Keurig Dr Pepper’s success serves as a bellwether for the broader beverage industry. Competitors like The Coca-Cola Company (NYSE: KO) and PepsiCo, Inc. (NASDAQ: PEP) are likely to see their valuations supported by the same defensive rotation that lifted KDP. These "Big Three" beverage companies have shown a unique ability to pass through inflationary costs to consumers without triggering the significant volume destruction seen in other discretionary categories. The "winner" in this environment is clearly the large-cap staple with a diversified portfolio that spans both "needs" and "affordable treats."

Conversely, the "losers" in this shift are companies heavily reliant on the "big-ticket" consumer discretionary cycle.

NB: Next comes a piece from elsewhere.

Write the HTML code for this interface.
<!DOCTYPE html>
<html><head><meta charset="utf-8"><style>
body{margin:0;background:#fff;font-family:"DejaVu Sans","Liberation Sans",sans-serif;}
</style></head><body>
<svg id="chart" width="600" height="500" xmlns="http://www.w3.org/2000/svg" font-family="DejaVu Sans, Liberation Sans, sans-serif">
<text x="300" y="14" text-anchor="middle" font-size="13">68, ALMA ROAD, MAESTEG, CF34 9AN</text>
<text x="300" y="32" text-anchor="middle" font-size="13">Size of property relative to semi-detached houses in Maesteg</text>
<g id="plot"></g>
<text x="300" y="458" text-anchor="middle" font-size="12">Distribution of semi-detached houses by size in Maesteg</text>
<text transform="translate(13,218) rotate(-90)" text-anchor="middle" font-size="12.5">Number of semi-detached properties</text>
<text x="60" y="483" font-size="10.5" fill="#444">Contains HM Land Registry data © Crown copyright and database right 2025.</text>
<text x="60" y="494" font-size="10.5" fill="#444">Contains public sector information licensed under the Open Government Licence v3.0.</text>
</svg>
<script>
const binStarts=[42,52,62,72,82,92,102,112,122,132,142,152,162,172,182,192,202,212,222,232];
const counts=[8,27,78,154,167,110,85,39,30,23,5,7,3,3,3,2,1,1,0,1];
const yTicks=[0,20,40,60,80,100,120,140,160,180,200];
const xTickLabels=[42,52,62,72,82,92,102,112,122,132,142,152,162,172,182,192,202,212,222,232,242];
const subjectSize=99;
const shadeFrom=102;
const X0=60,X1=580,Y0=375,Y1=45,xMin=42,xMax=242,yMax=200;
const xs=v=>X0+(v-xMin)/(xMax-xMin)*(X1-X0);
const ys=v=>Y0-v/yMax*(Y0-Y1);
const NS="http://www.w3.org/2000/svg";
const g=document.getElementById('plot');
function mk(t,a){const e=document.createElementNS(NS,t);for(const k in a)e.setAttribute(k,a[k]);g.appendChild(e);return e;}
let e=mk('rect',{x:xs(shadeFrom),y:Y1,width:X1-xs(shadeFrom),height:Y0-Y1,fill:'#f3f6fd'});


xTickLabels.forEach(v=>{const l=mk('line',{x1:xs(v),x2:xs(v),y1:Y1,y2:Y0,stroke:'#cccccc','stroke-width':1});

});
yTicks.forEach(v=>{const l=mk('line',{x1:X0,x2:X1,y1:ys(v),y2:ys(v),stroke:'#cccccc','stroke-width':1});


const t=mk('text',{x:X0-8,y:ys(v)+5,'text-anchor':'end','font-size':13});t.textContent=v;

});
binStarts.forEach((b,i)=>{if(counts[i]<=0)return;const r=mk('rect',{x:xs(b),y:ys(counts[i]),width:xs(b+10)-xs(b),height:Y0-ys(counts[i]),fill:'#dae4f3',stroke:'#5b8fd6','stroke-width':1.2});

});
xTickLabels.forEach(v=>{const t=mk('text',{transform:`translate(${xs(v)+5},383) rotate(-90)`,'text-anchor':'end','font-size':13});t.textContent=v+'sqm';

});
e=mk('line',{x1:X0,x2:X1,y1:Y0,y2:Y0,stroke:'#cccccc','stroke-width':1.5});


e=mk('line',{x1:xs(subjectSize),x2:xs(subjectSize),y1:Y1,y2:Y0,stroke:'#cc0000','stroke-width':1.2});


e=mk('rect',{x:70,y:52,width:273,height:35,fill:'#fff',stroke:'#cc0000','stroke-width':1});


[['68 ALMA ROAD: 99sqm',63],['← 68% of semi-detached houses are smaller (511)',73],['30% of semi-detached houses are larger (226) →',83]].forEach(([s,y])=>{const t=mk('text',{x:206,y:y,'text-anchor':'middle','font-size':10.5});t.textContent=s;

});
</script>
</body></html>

As investors flee the volatility of high-growth tech firms—which have faced skepticism over the immediate ROI of artificial intelligence—the capital is landing squarely in the laps of reliable cash-flow generators. Smaller, premium-only coffee brands and high-end appliance manufacturers may struggle as KDP’s pricing power squeezes the mid-market consumer, who is increasingly opting for value-oriented pod solutions over expensive café visits or new machine upgrades.

The Great Rotation: Staples as the New Growth Play

The broader significance of KDP’s earnings cannot be overstated when viewed through the lens of early 2026 market trends. The 17% rally in staples since January suggests a profound shift in market psychology. Investors are no longer prioritizing "disruption" at any cost; they are prioritizing "resilience." In the first month of 2026 alone, an unprecedented $3.6 billion flowed into the consumer staples sector, a staggering increase from the modest $7 million weekly average seen in 2025. This "defensive rally" is fueled by macro volatility, including new tariff discussions and a "normalization" of the impact of GLP-1 weight-loss drugs, which analysts now believe was factored in too aggressively in previous years.

Historically, such a dramatic shift into staples often precedes a period of broader market consolidation. KDP’s performance fits into a pattern where "boring" is suddenly "beautiful." By delivering a "beat and raise" quarter, KDP has validated the sector’s premium valuation. Furthermore, the company's aggressive M&A strategy—highlighted by the GHOST deal and the impending acquisition of JDE Peet’s—shows that staples companies are using their robust cash flows to buy growth that they cannot generate organically in a mature domestic market.

The Road to the "Big Split"

Looking ahead, the most critical catalyst for Keurig Dr Pepper will be the finalized acquisition of JDE Peet’s, expected in April 2026. This move is more than just a horizontal expansion; it is the cornerstone of a strategic plan to eventually split KDP into two pure-play entities: "Beverage Co." and "Global Coffee Co." This pivot would allow each business to be valued more accurately by the market, potentially unlocking significant shareholder value. Short-term challenges remain, particularly the sluggish sales of brewers and the looming "green coffee inflation" that has begun to creep into global supply chains.

The market should expect KDP to continue its "productivity savings" program to offset these rising input costs. If the company can maintain its double-digit adjusted EPS growth guidance for 2026, it may lead another leg of the staples rally. Investors should watch for any signs of "pricing fatigue" among consumers in the second half of the year, as the 8% price hikes in the coffee segment may eventually hit a ceiling.

Final Thoughts: A Fortress in the Storm

Keurig Dr Pepper’s Q4 2025 earnings report is a clear signal that the company has mastered the art of margin management in a volatile era. By leveraging strong brand equity in its refreshment portfolio and aggressive pricing in coffee, KDP has not only beaten expectations but has also provided a roadmap for how consumer staples can thrive when the rest of the market is in flux.

As we move further into 2026, the key takeaway for investors is that the "quality" trade is back in fashion. The massive capital inflows into the sector suggest that the market is bracing for more macro turbulence. While the tech sector may offer higher potential ceilings, the floor provided by companies like KDP, Coca-Cola, and PepsiCo is currently the most attractive feature for institutional and retail investors alike. Watch the April acquisition close and the subsequent guidance for the "Big Split" as the next major indicators for KDP’s trajectory.


This content is intended for informational purposes only and is not financial advice.